War, What Is It Good For? Absolutely Nothing! Protest Art Story (+18)
min Read28 July 2022
Protest art, especially around war, has a rich global history, in visual art, installation art, in music and in literature. German philosopher Adorno famously said: “all art is an uncommitted crime”, meaning that art challenges the status quo by its very nature.
From Guernica to Vietnam
Points are awarded to anyone who recognizes that the lyric in the title is from the 1969 Motown song War by Edwin Starr.
Truly great artists reflect back at us, they look at the culture, social conditions and politics of our society. Art can witness our pain; it can outrage us and provoke us. It can nudge us gently or it can push us over a cliff. Art opens up spaces for the marginalized and the excluded to be seen and heard.
Let’s take a look at two pieces with a complex and interconnected relationship. One from 1930s fascist Spain and one from 1970s capitalist America. So far, so different, but these two artworks, Guernica and And Babies are intimately connected.
Guernica is a huge, mural-sized oil painting on canvas by Spanish artist Pablo Picasso. Completed in June 1937, it is 3 and a half meters tall and almost 8 meters wide. It is painted in somber shades of black, blue, grey and white.
The painting was Picasso’s immediate and passionate reaction to the bombing of the Basque town of Guernica. It is based on real events, when Guernica was bombed by planes from Nazi Germany and Fascist Italy. The work was widely acclaimed and helped bring world-wide attention to the Spanish Civil War.
In showing the awful inhumanity of war, Picasso’s work provided inspiration to the modern human rights movement, and the work has gained a monumental status as an anti-war symbol.
There is an anecdote about Guernica which sources claim is absolutely true. During WWII, Picasso lived in an apartment in Nazi-occupied Paris, and was visited by a German officer. The Nazi officer was incensed when he saw a photograph of Guernica. He asked Picasso “Did you do that?” Picasso replied “No. You did.”
However, our protest art story does not end with that classic punchline. Guernica continued to play a part in protest art years almost 40 years later.
It’s 1970 and Guernica is on display in the Museum of Modern Art in New York. Tony Shafrazi, leader of a group called the Art Workers Coalition unfurls a lithograph banner beneath Picasso’s giant mural.
This poster, called And Babies, protests the mass killing of Vietnamese families by American soldiers in 1968 at My Lai. The My Lai massacre prompted global outrage, and the chilling title is a phrase from a television interview with one of the soldiers who was present. Just like Guernica, And Babies vividly depicts the suffering that war inflicts upon innocent civilians. As you’d expect, the photograph used in the lithograph is very disturbing.

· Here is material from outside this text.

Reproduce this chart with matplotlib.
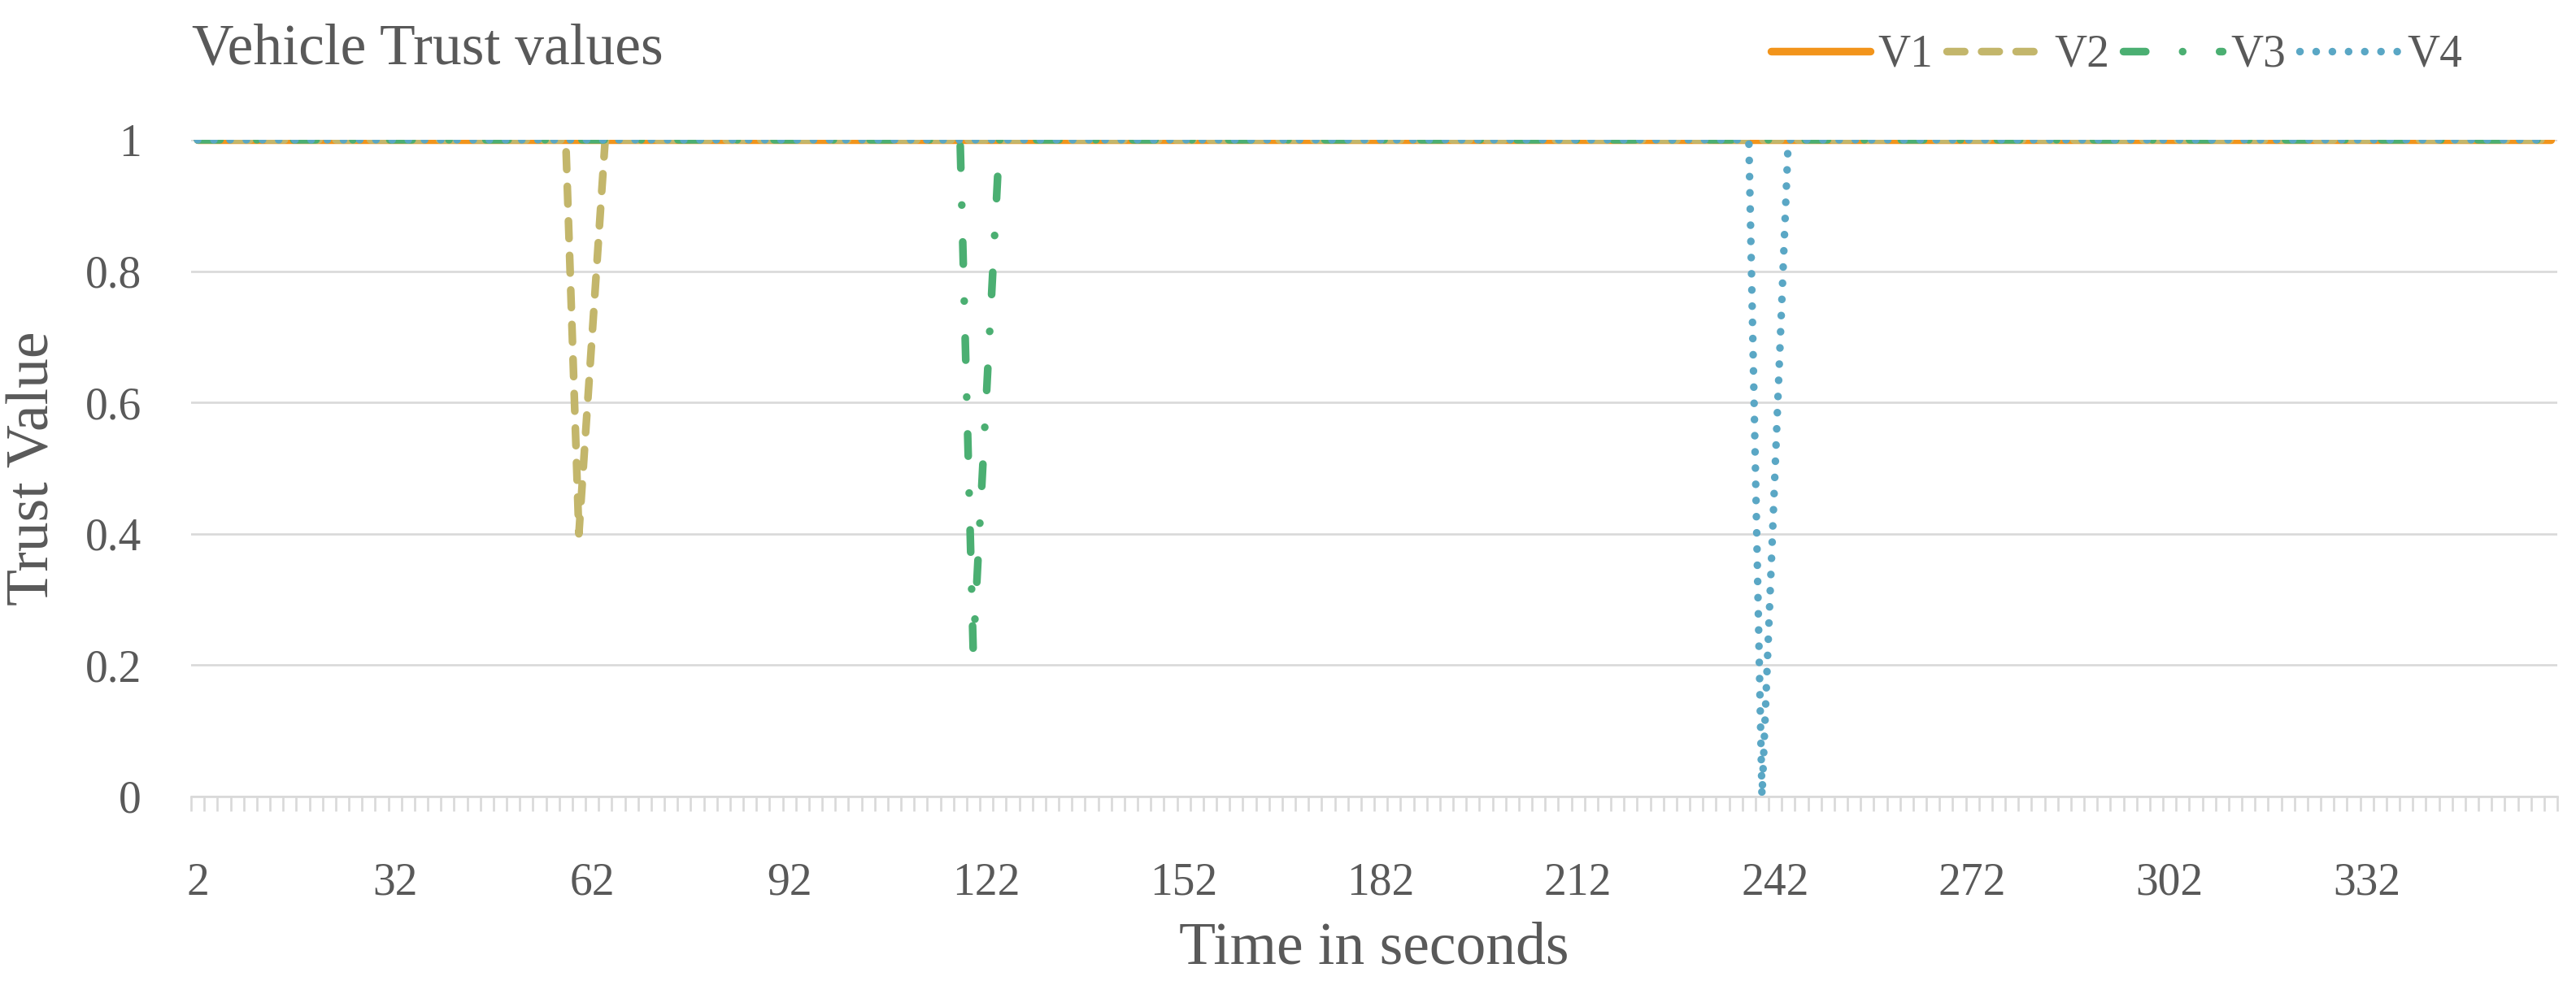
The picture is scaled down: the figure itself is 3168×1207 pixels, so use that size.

Now fast forward four years to February 1974 – and meet Tony Shafrazi at MoMA again.
Brandishing a can of spray paint, he cries out:
Call the curator! I am an artist!
Shafrazi spray-painted red letters, four feet high, over Guernica which said “KILL LIES ALL”, in protest at the release of a US lieutenant, William Calley, who played a part the My Lai massacre. Calley was found guilty of multiple murders at a court-martial but was released within three days on the personal instructions of President Richard Nixon.
As it happens (and as I suspect Shafrazi knew himself), Guernica was covered in heavy varnish and the graffiti did no damage at all. However, his protest made headlines across the world.
I wanted to retrieve the art from art history and give it life. I tried to trespass beyond that invisible barrier that no one is allowed to cross; I wanted to encourage the individual viewer to challenge the art, to see it in its dynamic raw state, not as a piece of history.
Tony Shafrazi, Art Vandals.
Picasso said in 1937:
I express my abhorrence of the military caste which has sunk Spain in an ocean of pain and death.
Pablo Picasso, quoted in Colm Tóibín, “The art of war”, The Guardian.
Almost 40 years later, Shafrazi uses that same horror, that same image, to violently protest the American war machine.
Protest requires a focus, and art gives us a public space where we can have a conversation, with the artist and with each other. Shafrazi was in conversation with Picasso and with us.
The impact of war is shocking; its after-effects have a huge effect on a population. Some artists shy away from vivid representations of this. Others pour their anger out onto the canvas. Or even, like Shafrazi, onto other people’s canvases. As lawyer Michael Ratner said “is this desecration or revitalization?”
How far should artists go in their pursuit of truth? How far would you go?